** begin **

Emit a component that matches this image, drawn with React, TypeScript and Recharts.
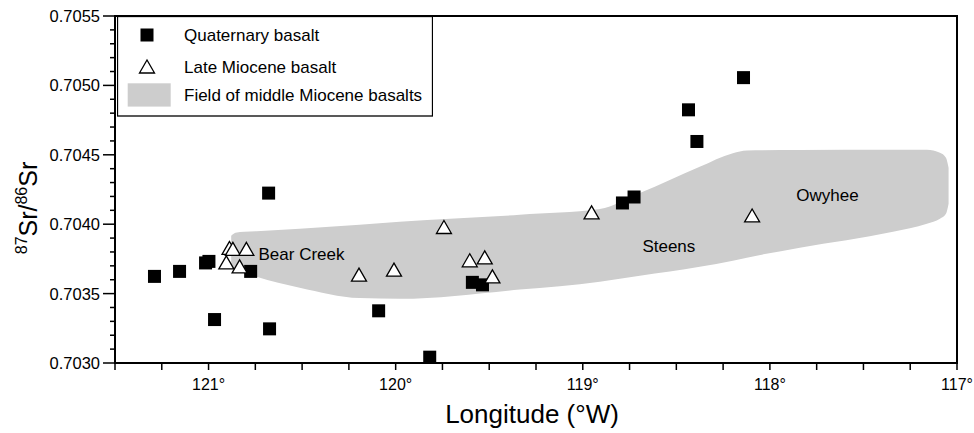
import {
  ComposedChart,
  XAxis,
  YAxis,
  Scatter,
  Area,
  ReferenceArea,
  ReferenceDot,
  Legend,
} from 'recharts'

const FONT = '"Liberation Sans", Arial, Helvetica, sans-serif'

// Quaternary basalt samples (longitude °W, 87Sr/86Sr)
const quaternary = [
  { lon: 121.289, sr: 0.703624 },
  { lon: 121.155, sr: 0.70366 },
  { lon: 121.016, sr: 0.703721 },
  { lon: 120.998, sr: 0.703732 },
  { lon: 120.968, sr: 0.703313 },
  { lon: 120.775, sr: 0.70366 },
  { lon: 120.679, sr: 0.704224 },
  { lon: 120.674, sr: 0.703246 },
  { lon: 120.091, sr: 0.703376 },
  { lon: 119.818, sr: 0.703042 },
  { lon: 119.59, sr: 0.703581 },
  { lon: 119.536, sr: 0.703563 },
  { lon: 118.788, sr: 0.704153 },
  { lon: 118.726, sr: 0.704196 },
  { lon: 118.435, sr: 0.704824 },
  { lon: 118.39, sr: 0.704596 },
  { lon: 118.141, sr: 0.705056 },
]

// Late Miocene basalt samples
const lateMiocene = [
  { lon: 120.888, sr: 0.703829 },
  { lon: 120.87, sr: 0.703822 },
  { lon: 120.798, sr: 0.703822 },
  { lon: 120.905, sr: 0.703725 },
  { lon: 120.834, sr: 0.703696 },
  { lon: 120.196, sr: 0.703637 },
  { lon: 120.009, sr: 0.703673 },
  { lon: 119.742, sr: 0.70398 },
  { lon: 119.604, sr: 0.70374 },
  { lon: 119.524, sr: 0.703761 },
  { lon: 119.483, sr: 0.703624 },
  { lon: 118.953, sr: 0.704085 },
  { lon: 118.095, sr: 0.704063 },
]

// outline of the middle Miocene field: [lower, upper] at each longitude
const middleMioceneField = [
  { lon: 120.879, sr: [0.703687, 0.703917] },
  { lon: 120.856, sr: [0.703673, 0.703939] },
  { lon: 120.808, sr: [0.703651, 0.703946] },
  { lon: 120.743, sr: [0.703622, 0.70395] },
  { lon: 120.513, sr: [0.703543, 0.703968] },
  { lon: 120.193, sr: [0.703468, 0.703996] },
  { lon: 119.979, sr: [0.703462, 0.704018] },
  { lon: 119.337, sr: [0.703529, 0.704068] },
  { lon: 118.909, sr: [0.703586, 0.704109] },
  { lon: 118.695, sr: [0.703629, 0.704224] },
  { lon: 118.375, sr: [0.703694, 0.704414] },
  { lon: 118.198, sr: [0.703737, 0.704512] },
  { lon: 118.123, sr: [0.703759, 0.704531] },
  { lon: 117.84, sr: [0.703831, 0.704534] },
  { lon: 117.342, sr: [0.703946, 0.704536] },
  { lon: 117.161, sr: [0.704004, 0.704536] },
  { lon: 117.091, sr: [0.70404, 0.704514] },
  { lon: 117.059, sr: [0.704076, 0.704478] },
  { lon: 117.045, sr: [0.704148, 0.704406] },
]

const annotations = [
  { text: 'Bear Creek', lon: 120.733, sr: 0.703745, anchor: 'start' },
  { text: 'Steens', lon: 118.54, sr: 0.703802, anchor: 'middle' },
  { text: 'Owyhee', lon: 117.692, sr: 0.704164, anchor: 'middle' },
]

const xTicks = [
  121.5, 121.25, 121, 120.75, 120.5, 120.25, 120, 119.75, 119.5, 119.25, 119,
  118.75, 118.5, 118.25, 118, 117.75, 117.5, 117.25, 117,
]

const yTicks = [
  0.703, 0.7031, 0.7032, 0.7033, 0.7034, 0.7035, 0.7036, 0.7037, 0.7038, 0.7039,
  0.704, 0.7041, 0.7042, 0.7043, 0.7044, 0.7045, 0.7046, 0.7047, 0.7048, 0.7049,
  0.705, 0.7051, 0.7052, 0.7053, 0.7054, 0.7055,
]

const legendItems = [
  { label: 'Quaternary basalt', kind: 'square' },
  { label: 'Late Miocene basalt', kind: 'triangle' },
  { label: 'Field of middle Miocene basalts', kind: 'field' },
]

function SquareDot({ cx, cy }: any) {
  return <rect x={cx - 6.5} y={cy - 6.5} width={13} height={13} fill="#000" />
}

function TriangleDot({ cx, cy }: any) {
  return (
    <polygon
      points={`${cx},${cy - 6.5} ${cx - 7.5},${cy + 6.5} ${cx + 7.5},${cy + 6.5}`}
      fill="#fff"
      stroke="#000"
      strokeWidth={1.3}
    />
  )
}

function XTick({ x, y, payload }: any) {
  const v = payload.value
  return (
    <g>
      <line x1={x} y1={y} x2={x} y2={y + 7} stroke="#000" strokeWidth={1.5} />
      {Number.isInteger(v) && (
        <text x={x} y={y + 27} textAnchor="middle" fontSize={16} fontFamily={FONT} fill="#000">
          {v}°
        </text>
      )}
    </g>
  )
}

function YTick({ x, y, payload }: any) {
  const v = payload.value
  const major = Math.round(v * 10000) % 5 === 0
  return (
    <g>
      <line x1={x - (major ? 12 : 5)} y1={y} x2={x} y2={y} stroke="#000" strokeWidth={1.5} />
      {major && (
        <text x={x - 15} y={y + 6} textAnchor="end" fontSize={16.5} fontFamily={FONT} fill="#000">
          {v.toFixed(4)}
        </text>
      )}
    </g>
  )
}

function YTitle() {
  return (
    <text
      x={37}
      y={208}
      transform="rotate(-90, 37, 208)"
      textAnchor="middle"
      fontFamily={FONT}
      fill="#000"
    >
      <tspan fontSize={16} dy={-10}>87</tspan>
      <tspan fontSize={25} dy={10}>Sr/</tspan>
      <tspan fontSize={16} dy={-10}>86</tspan>
      <tspan fontSize={25} dy={10}>Sr</tspan>
    </text>
  )
}

function XTitle() {
  return (
    <text x={532} y={423} textAnchor="middle" fontSize={26} fontFamily={FONT} fill="#000">
      Longitude (°W)
    </text>
  )
}

function LegendBox() {
  const rows = [35, 66.5, 95]
  return (
    <svg width={316} height={101} style={{ display: 'block' }}>
      <rect x={0.5} y={0.5} width={315} height={99.5} fill="#fff" stroke="#000" strokeWidth={1.3} />
      {legendItems.map((item, i) => {
        const cy = rows[i] - 16
        let icon
        if (item.kind === 'square') icon = <rect x={23.5} y={cy - 6.5} width={13} height={13} fill="#000" />
        else if (item.kind === 'triangle') icon = <TriangleDot cx={30} cy={cy} />
        else icon = <rect x={10.7} y={cy - 11.7} width={43} height={23.3} fill="#cdcdcd" />
        return (
          <g key={item.label}>
            {icon}
            <text x={67} y={cy + 6} fontSize={17} fontFamily={FONT} fill="#000">
              {item.label}
            </text>
          </g>
        )
      })}
    </svg>
  )
}

function Annotation({ cx, cy, text, anchor }: any) {
  return (
    <text x={cx} y={cy} textAnchor={anchor} fontSize={17} fontFamily={FONT} fill="#000">
      {text}
    </text>
  )
}

export default function App() {
  return (
    <div style={{ position: 'absolute', left: 0, top: 0, width: 974, height: 433, background: '#fff' }}>
      <ComposedChart width={974} height={433} margin={{ top: 16, right: 17, bottom: 0, left: 0 }}>
        <XAxis
          type="number"
          dataKey="lon"
          domain={[117, 121.5]}
          reversed
          allowDataOverflow
          ticks={xTicks}
          interval={0}
          tick={<XTick />}
          tickLine={false}
          tickSize={0}
          tickMargin={0}
          height={70}
          axisLine={{ stroke: '#000', strokeWidth: 2 }}
          label={<XTitle />}
        />
        <YAxis
          type="number"
          dataKey="sr"
          domain={[0.703, 0.7055]}
          allowDataOverflow
          ticks={yTicks}
          interval={0}
          tick={<YTick />}
          tickLine={false}
          tickSize={0}
          tickMargin={0}
          width={115}
          axisLine={{ stroke: '#000', strokeWidth: 2 }}
          label={<YTitle />}
        />
        <Area
          data={middleMioceneField}
          dataKey="sr"
          type="monotone"
          stroke="none"
          fill="#cdcdcd"
          fillOpacity={1}
          isAnimationActive={false}
          legendType="none"
        />
        <ReferenceArea
          x1={121.5}
          x2={117}
          y1={0.703}
          y2={0.7055}
          fill="none"
          stroke="#000"
          strokeWidth={2}
          ifOverflow="visible"
        />
        {annotations.map((a) => (
          <ReferenceDot
            key={a.text}
            x={a.lon}
            y={a.sr}
            r={0}
            ifOverflow="visible"
            shape={(p: any) => <Annotation cx={p.cx} cy={p.cy} text={a.text} anchor={a.anchor} />}
          />
        ))}
        <Scatter data={quaternary} dataKey="sr" shape={<SquareDot />} isAnimationActive={false} />
        <Scatter data={lateMiocene} dataKey="sr" shape={<TriangleDot />} isAnimationActive={false} />
        <Legend
          layout="vertical"
          align="center"
          verticalAlign="middle"
          content={() => <LegendBox />}
          wrapperStyle={{ left: 116.5, top: 15.5, width: 316, height: 101, margin: 0, padding: 0 }}
        />
      </ComposedChart>
    </div>
  )
}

** end **

Written instruction — Pictures are excluded; extract exactly the lines from the start of the data through the line that holds "Arial, Helvetica, sans-serif'", both ends included.

Answer to this task —
Emit a component that matches this image, drawn with React, TypeScript and Recharts.
import {
  ComposedChart,
  XAxis,
  YAxis,
  Scatter,
  Area,
  ReferenceArea,
  ReferenceDot,
  Legend,
} from 'recharts'

const FONT = '"Liberation Sans", Arial, Helvetica, sans-serif'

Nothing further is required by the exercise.